To Sail or not to Sail
After my earlier
Kite Kayaking adventure, I started cautiously looking into sailing. The appeal of not having to paddle was undeniable - being able to just hang out and take in the environment, rather than having to work the entire way. Kite kayaking is fun, however tricky or even dangerous, but a single-line kite can only pull you downwind. Even if I attempted to use a control-line kite, I'd have no hands left to steer.
Decisions
The other option, of course, was a sailboat with a mast, which would allow me to sail into the wind. The problem is that I already pull a trailer, so I can't very well bring the RV and the sailboat... or can I? Then I discovered
Sailboats To Go - a line of sailing kits for just about any inflatable craft there is. Typically the kit and boat pack small enough that they can be checked luggage.

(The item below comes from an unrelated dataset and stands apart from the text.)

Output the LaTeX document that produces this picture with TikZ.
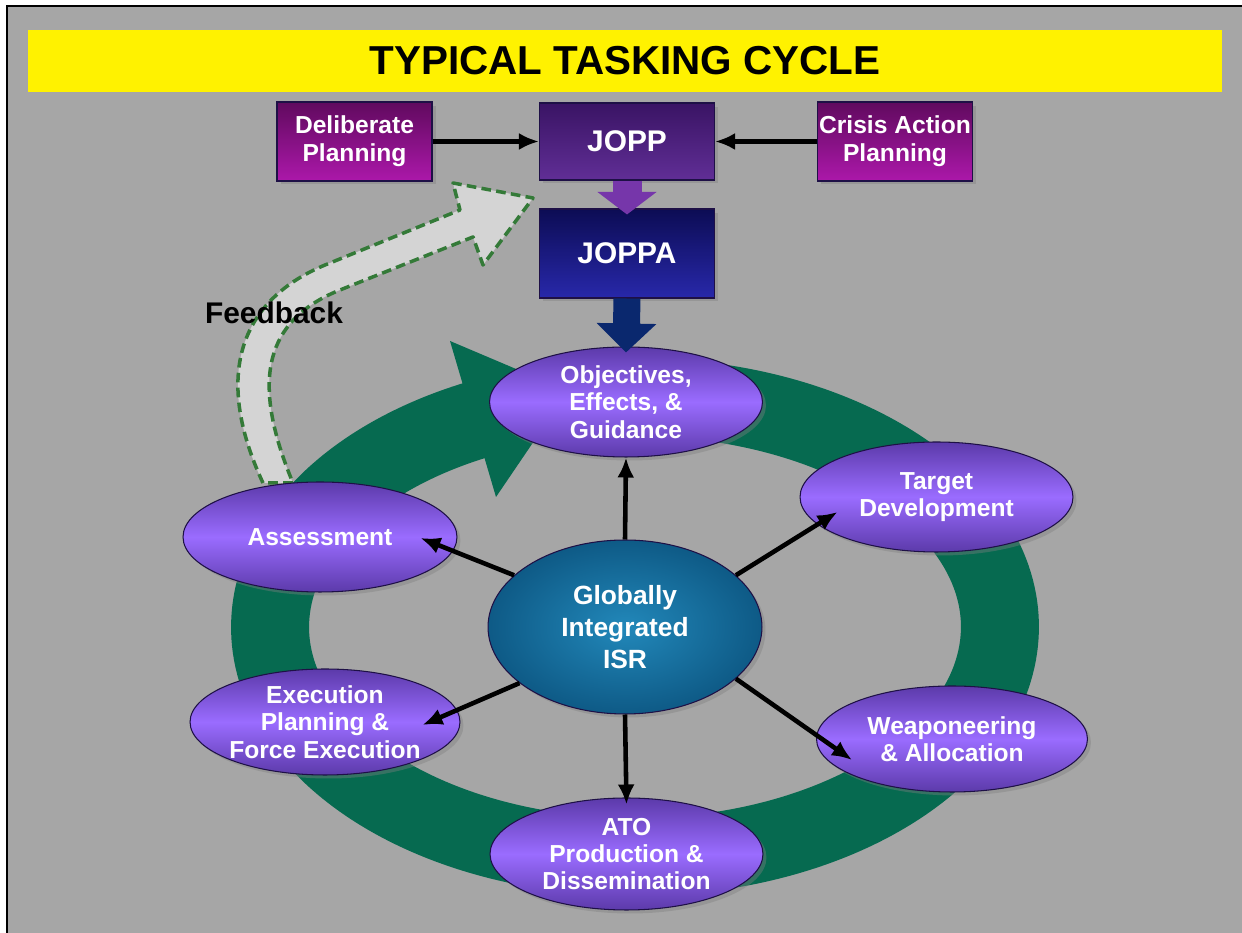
\documentclass[tikz,border=0pt]{standalone}
\usepackage{fontspec}
\setmainfont{Liberation Sans}
\usepackage{tikz}
\usetikzlibrary{arrows,arrows.meta,positioning,shapes.geometric,shadows}

\definecolor{slidegrey}{RGB}{166,166,166}
\definecolor{ringgreen}{RGB}{6,106,80}
\definecolor{dashgreen}{RGB}{52,122,56}
\definecolor{fbgrey}{RGB}{212,212,212}
\definecolor{magtop}{RGB}{96,10,94}
\definecolor{magbot}{RGB}{172,24,170}
\definecolor{jopptop}{RGB}{58,20,100}
\definecolor{joppbot}{RGB}{96,46,150}
\definecolor{joppatop}{RGB}{12,12,84}
\definecolor{joppabot}{RGB}{40,40,170}
\definecolor{ovaldark}{RGB}{92,58,170}
\definecolor{ovallight}{RGB}{154,108,255}
\definecolor{isrin}{RGB}{34,136,186}
\definecolor{isrout}{RGB}{14,90,134}
\definecolor{purplearrow}{RGB}{118,54,170}
\definecolor{navyarrow}{RGB}{10,40,110}
\definecolor{outline}{RGB}{30,16,70}

\begin{document}
\begin{tikzpicture}[x=0.02cm, y=0.02cm,
		shade/.style={drop shadow={shadow xshift=2pt, shadow yshift=-2pt, opacity=0.4}},
		plan/.style={rectangle, draw=outline, line width=0.6pt, top color=magtop, bottom color=magbot, text=white, align=center, inner sep=0pt, font=\bfseries\fontsize{14}{16}\selectfont, minimum width=3.1cm, minimum height=1.58cm, shade},
		jbox/.style={rectangle, draw=outline, line width=0.6pt, text=white, inner sep=0pt, font=\bfseries\fontsize{17}{20}\selectfont, minimum width=3.5cm, shade},
		oval/.style={ellipse, draw=outline, line width=0.6pt, top color=ovaldark, bottom color=ovaldark, middle color=ovallight, text=white, align=center, inner sep=-4pt, font=\bfseries\fontsize{14}{15.5}\selectfont, minimum width=5.46cm, minimum height=2.2cm, shade},
		conn/.style={-{Latex[length=0.4cm, width=0.34cm]}, line width=2.6pt, black},
		blockdown/.style={draw=#1, line width=0.58cm, -{Triangle[width=1.16cm, length=0.45cm]}},
		ring/.style={draw=ringgreen, line width=1.56cm},
		feedback/.style={fill=fbgrey, draw=dashgreen, line width=2pt, dash pattern=on 5.5pt off 3pt, line join=round}
	]
	\useasboundingbox (0,0) rectangle (1242,933);
	\fill[white] (0,0) rectangle (1242,933);
	\fill[slidegrey] (7,0) rectangle (1242,927);
	\draw[line width=1.2pt] (7,0) -- (7,927) -- (1242,927);

	\node[fill=yellow, minimum width=23.9cm, minimum height=1.24cm, inner sep=0pt, font=\bfseries\fontsize{23}{27}\selectfont] (title) at (625,872) {TYPICAL TASKING CYCLE};

	\draw[feedback] (263,450) .. controls (215,553) and (235,633) .. (330,670) -- (460,723) -- (453,750) -- (533,735) -- (483,668) -- (473,696) -- (340,643) .. controls (265,613) and (250,553) .. (293,450) -- cycle;
	\node[font=\bfseries\fontsize{17}{20}\selectfont] (fb) at (274,620) {Feedback};

	\coordinate (ringc) at (635,306);
	\coordinate (headA) at (450,592);
	\coordinate (headB) at (496,436);
	\coordinate (headtip) at (568,542);
	\draw[ring] (ringc) ++(85:7.3cm and 4.6cm) arc[start angle=85, end angle=-245, x radius=7.3cm, y radius=4.6cm];
	\fill[ringgreen] (headA) -- (headtip) -- (headB) -- cycle;

	\node[plan] (del) at (354.5,791.5) {Deliberate\\Planning};
	\node[jbox, top color=jopptop, bottom color=joppbot, minimum height=1.54cm] (jopp) at (627,791.5) {JOPP};
	\node[plan] (cap) at (895,791.5) {Crisis Action\\Planning};
	\node[jbox, top color=joppatop, bottom color=joppabot, minimum height=1.78cm] (joppa) at (627,679.5) {JOPPA};

	\node[oval] (obj) at (626,531) {Objectives,\\Effects, \&\\Guidance};
	\node[oval] (tgt) at (936.5,436) {Target\\Development};
	\node[oval, minimum width=5.48cm] (asm) at (320,396) {Assessment};
	\node[oval, minimum width=5.4cm, minimum height=2.12cm] (exe) at (325,211) {Execution\\Planning \&\\Force Execution};
	\node[oval, minimum width=5.42cm, minimum height=2.12cm] (wpn) at (952,194) {Weaponeering\\\& Allocation};
	\node[oval, minimum height=2.24cm] (ato) at (626.5,79) {ATO\\Production \&\\Dissemination};
	\node[ellipse, draw=outline, line width=0.6pt, inner color=isrin, outer color=isrout, text=white, align=center, inner sep=0pt, font=\bfseries\fontsize{15}{18}\selectfont, minimum width=5.48cm, minimum height=3.48cm, shade] (isr) at (625,306) {Globally\\Integrated\\ISR};

	\draw[conn] (del.east) -- (jopp.west);
	\draw[conn] (cap.west) -- (jopp.east);
	\draw[blockdown=purplearrow] (jopp.south) -- ([yshift=-0.12cm]joppa.north);
	\draw[blockdown=navyarrow, line width=0.54cm, -{Triangle[width=1.16cm, length=0.58cm]}] (joppa.south) -- ([yshift=-0.12cm]obj.north);

	\draw[conn] (isr.north) -- (obj.south);
	\draw[conn] (isr.25) -- ([shift={(38,-15)}]tgt.west);
	\draw[conn] (isr.155) -- ([shift={(-37,-1)}]asm.east);
	\draw[conn] (isr.208) -- ([shift={(-38,-3)}]exe.east);
	\draw[conn] (isr.335) -- ([shift={(36,-21)}]wpn.west);
	\draw[conn] (isr.south) -- ([yshift=-0.14cm]ato.north);
\end{tikzpicture}
\end{document}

I wanted to have a portable craft that wouldn't take too long to set up, and would not require a trailer or boat ramps. Eventually I settled on a deluxe kaboat kit (a 14' Kaboat with the 55 sq ft sail). The kaboat is fairly streamlined yet stable, and has a transom for a 10 hp motor (which I may wind up getting eventually). I got the larger leeboards, but skimped on the stabilizer floats, thinking that $150 is a bit much for buoys on sticks, and figured I'd make my own.
The boat and maiden voyage
The boat took over a month to arrive - all kaboat retailers were out of stock. By the time it arrived, I had everything ready for a maiden voyage on the 500 meter long lake in my town. Here is what things look like from outside and from the boat itself:
The sail kit comes fully disassembled - you have to assemble the sail the first time (and never again), which took me about an hour. On the water, first-time deployment too me an hour (alone). This was longer than it has to be because the electric inflator I bought didn't fit the boat's valves natively, and I had to hold the hose the whole time. It took about 15 minutes to inflate and then top-off the 3 compartments by hand. Eventually I sorted out all the small straps and parts, got everything secured and wheeled the whole thing to the water on my homemade cart.
There wasn't much wind, and I knew nothing about what to do with what little there was, but I eventually learned to control the craft. It took me about 5 minutes to cross the lake downwind, and about 1.5 hours to return - due to lack of tacking experience and intermittent wind. I didn't bother rowing at any point, as I was in no rush.
Packing up took about 30 minutes, and I had everything safely back in the carry bags.
Modifications
The first thing I did was make stabilizer floats. All it took was one 8' aluminum square tube (cut in two), 4 soda bottles, two bungees, and 6 eyebolts (and some scrap acrylic to stabilize the bottles). The stabilizers simply slide into unused 1" square slots in the primary cross member of the kit, alongside the leeboards - I can only assume that the OEM stabilizers do the same. The hard part, as it turned out, was finding the spring clips. Spring clips are the little buttons that pop up when you slide one tube into another, to fix it in place. I googled far and wide, and found manufacturers and retailers selling them, but only in the UK. That wouldn't do, so I made them myself by bending a stainless steel tongue cleaner into the appropriate shape. They work great.
I was able to test the stabilizers in strong winds, and they do indeed help (or at least they make me feel better). They are like training wheels for your boat - and in strong winds the bottles are fully submerged. I read somewhere that a 2L soda bottle provides about 8lbs of lift, so I have 16lbs on each side, with over 5' of leverage. They definitely add some drag when in the water, but at this stage I'd rather go slower than capsize.